Suppose you have a fair coin. You start with 1 dollar, and if you toss a H your position doubles, if you toss a T your position halves. What is the expected value of the money you have if you toss the coin to infinity ?

Now the answer is stated as follows:

We work out what happens with one toss, then $n$ tosses and then let $n$ tend to infinity.Let $X$ denote a toss then:$$\mathbb E (X) = \frac{1}{2} \cdot 2 + \frac{1}{2} \cdot 0.5= {5\over4} $$Provided the tosses are independent, the product of expectations is the expectation of the product.

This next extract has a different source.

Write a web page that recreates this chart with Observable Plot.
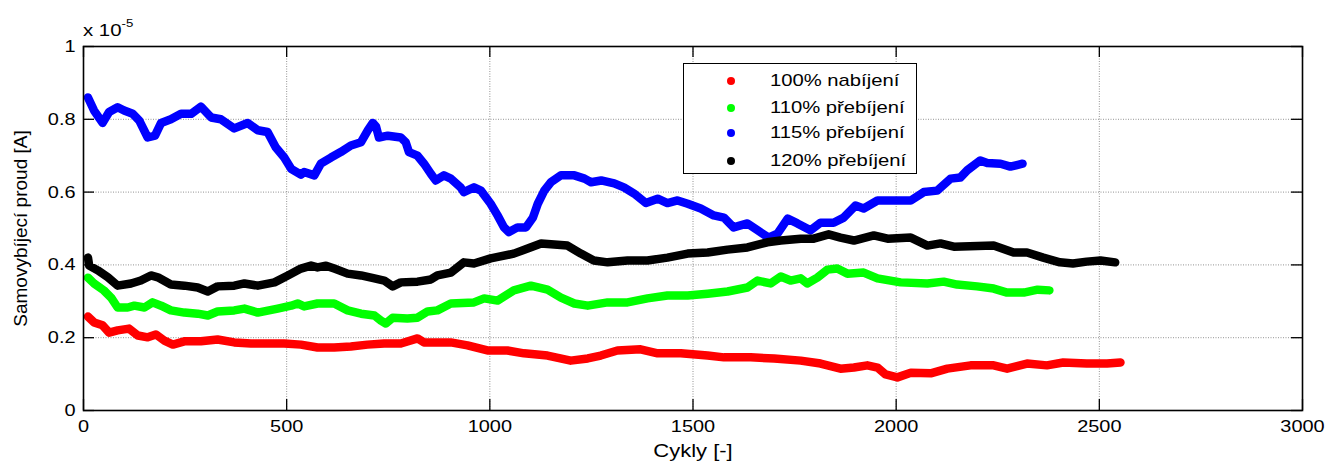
<!DOCTYPE html>
<html>
<head>
<meta charset="utf-8">
<script src="https://cdn.jsdelivr.net/npm/d3@7"></script>
<script src="https://cdn.jsdelivr.net/npm/@observablehq/plot@0.6"></script>
<style>
  html, body { margin: 0; padding: 0; background: #fff; }
  #wrap { position: relative; width: 1326px; height: 462px; font-family: "Liberation Sans", Arial, sans-serif; }
  #expo { position: absolute; left: 83px; top: 21px; font-size: 17px; color: #000; transform: scaleX(1.2); transform-origin: left center; white-space: nowrap; }
  #expo sup { font-size: 11px; position: relative; top: -4px; vertical-align: top; }
  #legend { position: absolute; left: 683px; top: 63px; width: 232px; height: 109px; border: 1.5px solid #000; background: #fff; font-size: 17px; }
  .row { position: absolute; left: 0; height: 20px; line-height: 20px; }
  .row .dot { position: absolute; left: 43px; top: 6px; width: 8px; height: 8px; border-radius: 50%; }
  .row .lab { position: absolute; left: 86px; white-space: nowrap; transform: scaleX(1.19); transform-origin: left center; }
</style>
</head>
<body>
<div id="wrap"></div>
<script>
// ---- data (y in units of 1e-5 A) ----
const xTicks = [0, 500, 1000, 1500, 2000, 2500, 3000];
const yTicks = [0, 0.2, 0.4, 0.6, 0.8, 1];

const seriesNames = ["100% nabíjení", "110% přebíjení", "115% přebíjení", "120% přebíjení"];
const seriesColors = ["#ff0000", "#00ff00", "#0000ff", "#000000"];

const cycles100 = [11,26,47,63,84,112,134,158,178,199,220,248,289,330,371,412,453,494,535,576,617,658,699,740,781,822,838,904,945,994,1043,1084,1142,1199,1241,1273,1314,1371,1413,1470,1536,1576,1642,1700,1765,1814,1863,1896,1929,1954,1974,2003,2036,2085,2126,2183,2240,2273,2322,2371,2411,2469,2519,2552];
const current100 = [.258,.242,.234,.214,.22,.225,.206,.201,.209,.192,.181,.19,.19,.195,.187,.184,.184,.184,.181,.173,.173,.176,.181,.184,.184,.198,.187,.187,.179,.165,.165,.157,.151,.137,.143,.151,.165,.168,.157,.157,.151,.146,.146,.143,.137,.129,.115,.118,.124,.118,.099,.091,.104,.102,.115,.124,.124,.115,.129,.124,.132,.129,.129,.132];

const cycles110 = [11,26,50,68,84,109,125,150,170,191,215,248,281,306,330,371,396,429,478,511,527,543,576,617,650,683,716,732,744,761,797,822,847,871,904,961,986,1019,1059,1101,1142,1175,1208,1241,1290,1339,1388,1437,1487,1536,1585,1634,1659,1691,1716,1740,1765,1781,1806,1831,1855,1880,1920,1954,2011,2077,2117,2150,2199,2240,2273,2314,2348,2377];
const current110 = [.365,.349,.33,.31,.283,.283,.288,.283,.297,.288,.275,.269,.266,.261,.272,.275,.28,.269,.28,.288,.294,.286,.294,.294,.275,.266,.261,.247,.239,.255,.253,.255,.272,.275,.294,.297,.308,.302,.33,.343,.332,.31,.294,.288,.297,.297,.308,.316,.316,.321,.327,.338,.357,.349,.368,.357,.363,.349,.365,.387,.39,.376,.379,.363,.352,.349,.354,.346,.341,.335,.324,.324,.332,.33];

const cycles115 = [11,26,47,63,84,100,121,137,158,176,191,215,240,265,289,314,338,371,404,429,453,473,494,511,535,543,568,584,609,633,658,683,700,712,720,727,749,781,793,801,822,838,855,867,887,904,928,936,961,978,1002,1019,1035,1047,1068,1089,1106,1118,1134,1150,1175,1208,1233,1249,1274,1306,1330,1355,1384,1413,1437,1462,1487,1519,1551,1576,1600,1634,1659,1686,1708,1733,1757,1789,1814,1846,1871,1900,1920,1954,1994,2036,2068,2101,2134,2158,2175,2207,2224,2257,2281,2311];
const current115 = [.86,.824,.79,.82,.833,.824,.815,.797,.75,.755,.79,.80,.815,.815,.835,.805,.80,.775,.79,.77,.765,.723,.695,.664,.648,.655,.646,.678,.695,.71,.728,.737,.77,.79,.78,.75,.755,.75,.737,.71,.70,.678,.65,.632,.646,.637,.613,.60,.613,.604,.568,.536,.503,.49,.503,.503,.53,.568,.604,.627,.646,.646,.637,.627,.632,.624,.613,.596,.57,.582,.57,.577,.568,.555,.536,.53,.503,.514,.495,.475,.486,.527,.514,.495,.516,.516,.53,.563,.555,.577,.577,.577,.60,.604,.637,.64,.66,.687,.68,.678,.67,.678];

const cycles120 = [11,14,35,60,84,117,141,166,183,215,248,281,306,330,371,396,429,470,503,535,560,576,597,617,650,683,716,740,761,781,822,855,871,904,936,961,1002,1059,1093,1126,1191,1224,1256,1290,1339,1388,1437,1487,1536,1585,1634,1683,1716,1765,1797,1834,1863,1896,1945,1979,2036,2077,2109,2142,2240,2289,2322,2362,2403,2435,2469,2503,2539];
const current120 = [.42,.398,.385,.366,.343,.349,.357,.371,.366,.346,.343,.338,.327,.341,.343,.349,.343,.352,.371,.39,.398,.393,.398,.39,.376,.371,.363,.357,.341,.352,.354,.36,.371,.379,.407,.404,.418,.431,.445,.459,.453,.431,.412,.407,.412,.412,.42,.431,.434,.442,.448,.462,.467,.472,.472,.484,.475,.467,.481,.472,.475,.453,.459,.45,.453,.434,.434,.42,.407,.404,.409,.412,.407];

const xs = [cycles100, cycles110, cycles115, cycles120];
const ys = [current100, current110, current115, current120];
const rows = [];
seriesNames.forEach((name, s) => {
  xs[s].forEach((x, i) => rows.push({series: name, cycle: x, current: ys[s][i]}));
});

const fmt = d => String(d);

// layout
const W = 1326, H = 462, mL = 83, mR = 24, mT = 46, mB = 52;
const innerW = W - mL - mR, innerH = H - mT - mB;
const tickLen = 11;
const tickStyle = {stroke: "#000", strokeWidth: 1.3};

const chart = Plot.plot({
  width: W,
  height: H,
  marginLeft: mL,
  marginRight: mR,
  marginTop: mT,
  marginBottom: mB,
  style: {fontFamily: "'Liberation Sans', Arial, sans-serif", fontSize: "17px", color: "#000", background: "#fff"},
  x: {domain: [0, 3000]},
  y: {domain: [0, 1]},
  color: {domain: seriesNames, range: seriesColors},
  marks: [
    Plot.gridX(xTicks, {stroke: "#777", strokeOpacity: 1, strokeDasharray: "1,1.5", strokeWidth: 0.8}),
    Plot.gridY(yTicks, {stroke: "#777", strokeOpacity: 1, strokeDasharray: "1,1.5", strokeWidth: 0.8}),
    Plot.line(rows, {x: "cycle", y: "current", z: "series", stroke: "series", strokeWidth: 8.5, strokeLinecap: "round", strokeLinejoin: "round"}),
    Plot.axisX(xTicks, {anchor: "bottom", tickSize: 0, tickPadding: 9, tickFormat: fmt, label: "Cykly [-]", labelAnchor: "center", labelOffset: 46, labelArrow: "none"}),
    Plot.axisY(yTicks, {anchor: "left", tickSize: 0, tickPadding: 8, tickFormat: fmt, label: "Samovybíjecí proud [A]", labelAnchor: "center", labelOffset: 70, labelArrow: "none"}),
    // inward ticks on all four sides
    Plot.tickX(xTicks, {x: d => d, insetTop: innerH - tickLen, ...tickStyle}),
    Plot.tickX(xTicks, {x: d => d, insetBottom: innerH - tickLen, ...tickStyle}),
    Plot.tickY(yTicks, {y: d => d, insetRight: innerW - tickLen, ...tickStyle}),
    Plot.tickY(yTicks, {y: d => d, insetLeft: innerW - tickLen, ...tickStyle}),
    Plot.frame({stroke: "#000", strokeWidth: 1.6})
  ]
});

const wrap = document.getElementById("wrap");
wrap.appendChild(chart);

// The reference text is rendered horizontally widened; mimic it with textLength.
chart.querySelectorAll("text").forEach(t => {
  const s = t.textContent || "";
  if (!s.trim()) return;
  if (s.indexOf("Samovyb") >= 0) {
    t.style.fontSize = "19px";
    return;
  }
  let factor = 1.17;
  if (s.indexOf("Cykly") >= 0) { t.style.fontSize = "18px"; factor = 1.22; }
  const len = t.getComputedTextLength();
  if (len > 0) {
    t.setAttribute("textLength", (len * factor).toFixed(1));
    t.setAttribute("lengthAdjust", "spacingAndGlyphs");
  }
});

const expo = document.createElement("div");
expo.id = "expo";
expo.innerHTML = "x 10<sup>-5</sup>";
wrap.appendChild(expo);

const legend = document.createElement("div");
legend.id = "legend";
const rowTops = [7, 34, 59, 87];
seriesNames.forEach((name, i) => {
  const r = document.createElement("div");
  r.className = "row";
  r.style.top = rowTops[i] + "px";
  const d = document.createElement("span");
  d.className = "dot";
  d.style.background = seriesColors[i];
  const t = document.createElement("span");
  t.className = "lab";
  t.textContent = name;
  r.appendChild(d); r.appendChild(t);
  legend.appendChild(r);
});
wrap.appendChild(legend);
</script>
</body>
</html>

Let $X_j$ be the effect of toss $j$. This means that$$ \mathbb E \left(\prod_{j=1}^n X_j\right) = \prod_{j=1}^n \mathbb E (X_j) = \left({5\over4}\right)^n$$this clearly tends to infinity as $n$ tends to infinity

Now, I don't understand this answer :(

First, the way the answer is written out, surely the ${5\over4}$ is the expectation of the outcome of the first toss $X_1$ , not that of a toss $X_j , j \ge 1$ ?

Secondly, whilst I do understand that the tosses are independent, it would seem that the $X_{j+1}$ is actually quite heavily dependent on the $X_{j}$ before it ?

So then why is it so obvious that $\mathbb E ( X_{j+1} ) = \mathbb E ( X_j)$ ?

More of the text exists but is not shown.